Первым начал говорить толстячок.
— Здравствуйте, молодой человек!
— Добрый день! — вежливо ответил я.
— Как Вы себя чувствуете?
— Уже лучше… Но я по-прежнему… Простите, но я не помню, что со мной произошло… Меня ударили по голове? Да?
— Вы совсем ничего не помните?
— Я не знаю… Постоянно такое ощущение, что я что-то забыл… Вы не поверите… Я даже не могу вспомнить своё имя… Кто я?
Худощавый дёрнул бровью, но по-прежнему сохранял на лице каменную маску истукана. Правда до того покерфейса, который был у Старого Ворона из племени черноногих, ему было, как до Китая раком.

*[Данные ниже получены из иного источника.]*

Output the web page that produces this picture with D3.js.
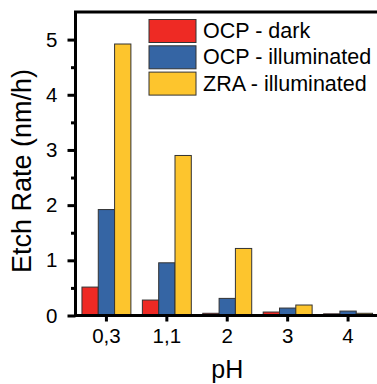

— Вы совсем ничего не помните? — снова повторил толстячок и вытер пот на лысине.
— Я даже не знаю, что мне надо вспомнить… А почему я тут прикован? — я звякнул наручником на левой руке.
— Это необходимо для Вашей же безопасности.
— Я что, опасен для окружающих?
— А мы ещё не знаем, кто Вы такой.
— Но я… Хм… Я тоже этого не знаю. Так что тут, я ничем не могу вам помочь. Но просто это неудобно. Даже и в туалет не сходить… Неужели Вы думаете, что я куда-то убегу отсюда? — я постарался сделать страдальческое лицо. — Я ведь даже не знаю, куда мне бежать… Я не понимаю, что происходит. А тут ещё какой-то шум в голове иногда появляется.
— Вот видите, Вам ещё рано вставать. Врачи будут наблюдать за Вашим состоянием. Возможно, мы будем вынуждены перевести Вас в специализированное учреждение.
— Вы имеете в виду психиатрическую лечебницу? Но я же не псих. Я же всё понимаю и не делаю ничего такого, что делают психически больные люди.
— А Вы знаете, что они делают?
— Я знаю, что они не делают. Но вы мне так и не сказали, что со мной случилось?
— Вам всё надо вспомнить самому. Так у Вас появится шанс опять вернуть свою память.
— Но, может быть, у вас есть какие-то подсказки для этого? Я знаю, что у меня травма на голове. Если меня кто-то ударил, то может мне надо попасть на то место, где это случилось. Вдруг я там посмотрю вокруг и всё вспомню. Ну, хоть что-то…
— Пока врачи не рекомендуют Вам много двигаться. Мы придём к вам завтра. Может за это время Вы и вспомните что-нибудь новое…
— Да мне бы что-нибудь старое вспомнить хотя бы… Ясно… Спасибо Вам… Я буду вас ждать.
— Всего доброго. Выздоравливайте, молодой человек!